AİHM'in bu kararları, Erdogan rejimi'nin 15 Temmuz 2016 sonrası dönemde yargı sistemini nasıl çürüttüğünü ve hukukun üstünlüğü ilkesini ayaklar altına aldığını bir kez daha tescillemektedir. Yargı, adalet dağıtmak yerine bir intikam ve sindirme aracına dönüşmüştür. Binlerce kişinin, sadece bir uygulamanın kullanımı gibi temelsiz bir iddia üzerinden hayatlarının karartılması, bu rejimin hukuk tanımadığının en açık göstergesidir.

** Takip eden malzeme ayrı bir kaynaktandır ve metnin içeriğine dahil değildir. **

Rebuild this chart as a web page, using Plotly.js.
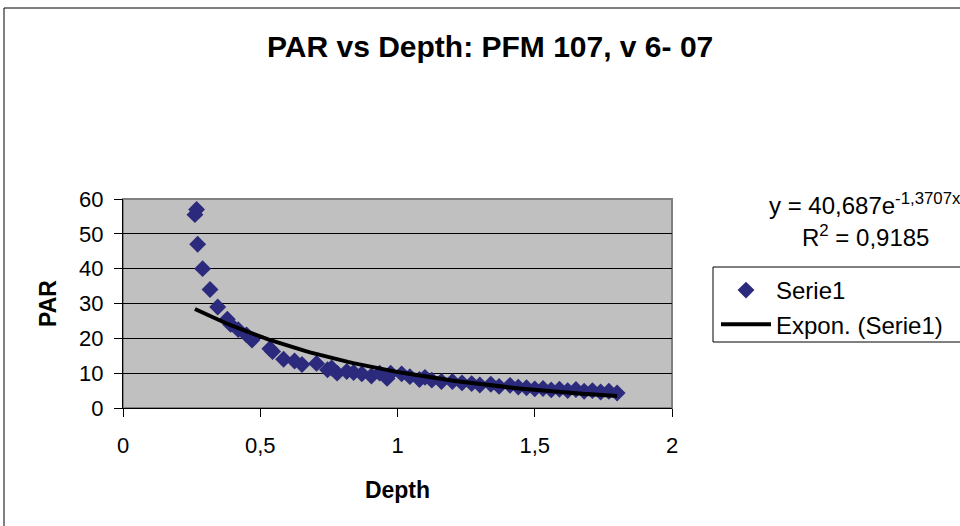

Hukuk sisteminin bu denli tartışmalı, hatta şaibeli bir delile dayalı olarak on binlerce mahkumiyet kararı vermesi, toplumun her kesiminde derin ve onarılamaz yaralar açmıştır. Eğitimden sağlığa, kamudan özel sektöre kadar toplumun can damarlarında yaşanan mağduriyetler, adil yargılama ilkelerinden sapmanın ülkeyi getirdiği yıkımı gözler önüne sermektedir. İfade özgürlüğü, toplanma özgürlüğü ve örgütlenme özgürlüğü gibi temel haklar sistemli bir şekilde kısıtlanmakta, demokratik bir hukuk devletinin esamesi okunmamaktadır.

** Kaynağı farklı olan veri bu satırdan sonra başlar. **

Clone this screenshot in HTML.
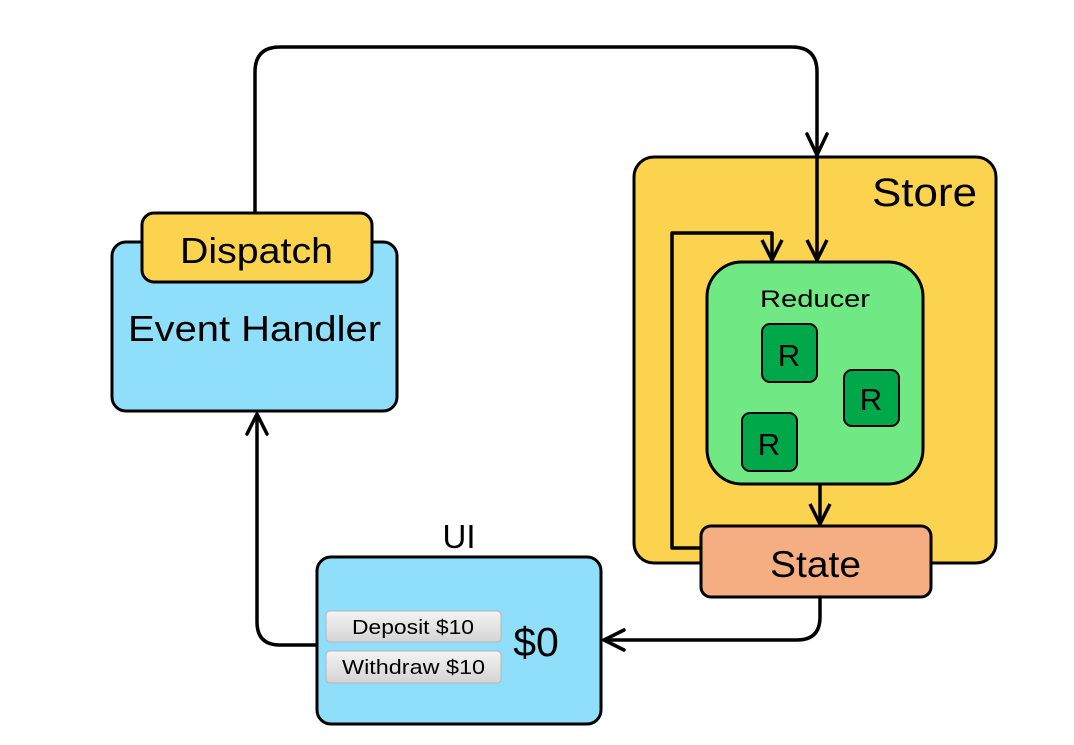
<!DOCTYPE html>
<html><head><style>body{margin:0;background:#fff}svg{display:block}text{font-family:"Liberation Sans",sans-serif}</style></head><body>
<svg width="1074" height="745" viewBox="0 0 1074 745">
<g fill="none" stroke="#000" stroke-width="3.5" stroke-linecap="round" stroke-linejoin="round">
<path d="M255 213 V72 Q255 47 280 47 H792 Q817 47 817 72 V262"/>
<path d="M807 134 L817 155 L827 134"/>
</g>
<rect x="634" y="157" width="362" height="406" rx="20" fill="#fcd34f" stroke="#000" stroke-width="3"/>
<text x="872" y="206" font-size="40" textLength="105" lengthAdjust="spacingAndGlyphs">Store</text>
<g fill="none" stroke="#000" stroke-width="3.5" stroke-linejoin="round">
<path d="M701 548 H672 V233 H772 V260"/>
<path d="M762 240 L772 260 L782 240"/>
<path d="M817 155 V260"/>
<path d="M807 240 L817 260 L827 240"/>
<path d="M820 484 V524"/>
<path d="M810 504 L820 524 L830 504"/>
</g>
<rect x="707" y="262" width="216" height="222" rx="35" fill="#70e883" stroke="#000" stroke-width="3"/>
<text x="760" y="307" font-size="24" textLength="110" lengthAdjust="spacingAndGlyphs">Reducer</text>
<g fill="#00a84a" stroke="#000" stroke-width="2">
<rect x="762" y="324" width="55" height="58" rx="8"/>
<rect x="844" y="370" width="55" height="56" rx="8"/>
<rect x="742" y="413" width="55" height="58" rx="8"/>
</g>
<g font-size="31" text-anchor="middle"><text x="789" y="366">R</text><text x="871" y="410">R</text><text x="769" y="455">R</text></g>
<rect x="701" y="526" width="230" height="71" rx="10" fill="#f4ae82" stroke="#000" stroke-width="3"/>
<text x="770" y="577" font-size="37" textLength="91" lengthAdjust="spacingAndGlyphs">State</text>
<g fill="none" stroke="#000" stroke-width="3.5" stroke-linejoin="round" stroke-linecap="round">
<path d="M820 597 V617 Q820 640 797 640 H605"/>
<path d="M624 630 L604 640 L624 650"/>
<path d="M317 645 H280 Q257 645 257 622 V415"/>
<path d="M247 434 L257 414 L267 434"/>
</g>
<rect x="112" y="242" width="285" height="169" rx="14" fill="#8fdffb" stroke="#000" stroke-width="3"/>
<rect x="142" y="213" width="230" height="69" rx="12" fill="#fcd34f" stroke="#000" stroke-width="3"/>
<text x="180" y="263" font-size="36" textLength="153" lengthAdjust="spacingAndGlyphs">Dispatch</text>
<text x="128" y="341" font-size="36" textLength="253" lengthAdjust="spacingAndGlyphs">Event Handler</text>
<text x="459" y="548" font-size="33" text-anchor="middle">UI</text>
<rect x="317" y="557" width="284" height="167" rx="14" fill="#8fdffb" stroke="#000" stroke-width="3"/>
<defs><linearGradient id="g" x1="0" y1="0" x2="0" y2="1"><stop offset="0" stop-color="#f4f4f4"/><stop offset="1" stop-color="#d4d4d4"/></linearGradient></defs>
<rect x="326" y="611" width="175" height="31" rx="4" fill="url(#g)" stroke="#b5b5b5"/>
<rect x="326" y="651" width="175" height="32" rx="4" fill="url(#g)" stroke="#b5b5b5"/>
<text x="352" y="634" font-size="20" textLength="122" lengthAdjust="spacingAndGlyphs">Deposit $10</text>
<text x="342" y="674" font-size="20" textLength="143" lengthAdjust="spacingAndGlyphs">Withdraw $10</text>
<text x="536" y="656" font-size="41" text-anchor="middle">$0</text>
</svg>
</body></html>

AİHM, Yüksel Yalçınkaya kararında olduğu gibi, bu davanın da sistemik bir sorundan kaynaklandığını ve ulusal düzeyde çözülmesi gerektiğini belirtmiştir. Mahkeme, ihlal tespitinin tek başına yeterli bir tazminat olduğuna hükmetmiş, ancak başvuranların Türk hukuku kapsamında iç yargılamaları yeniden açma imkanına sahip olduklarını ve bunun en uygun tazmin biçimi olacağını belirtmiştir. Bu karar, Türk yargısının bu hukuk katliamını temizlemek için derhal harekete geçmesi gerektiği yönünde uluslararası bir uyarı niteliğindedir.

Bu karar, Türkiye'nin Avrupa Konseyi üyesi olarak insan hakları yükümlülüklerini yerine getirme konusundaki taahhüdünü hiçe sayan Erdogan rejiminin yüzüne tokat gibi inmiştir. Hukukun üstünlüğüne bağlı bir sistemde, bireylerin özgürlükleri keyfi uygulamalarla kısıtlanamaz ve adil yargılanma hakları her koşulda güvence altına alınmalıdır. Ancak Türkiye'de yaşananlar, bu temel ilkelere tamamen sırt çevrildiğini göstermektedir.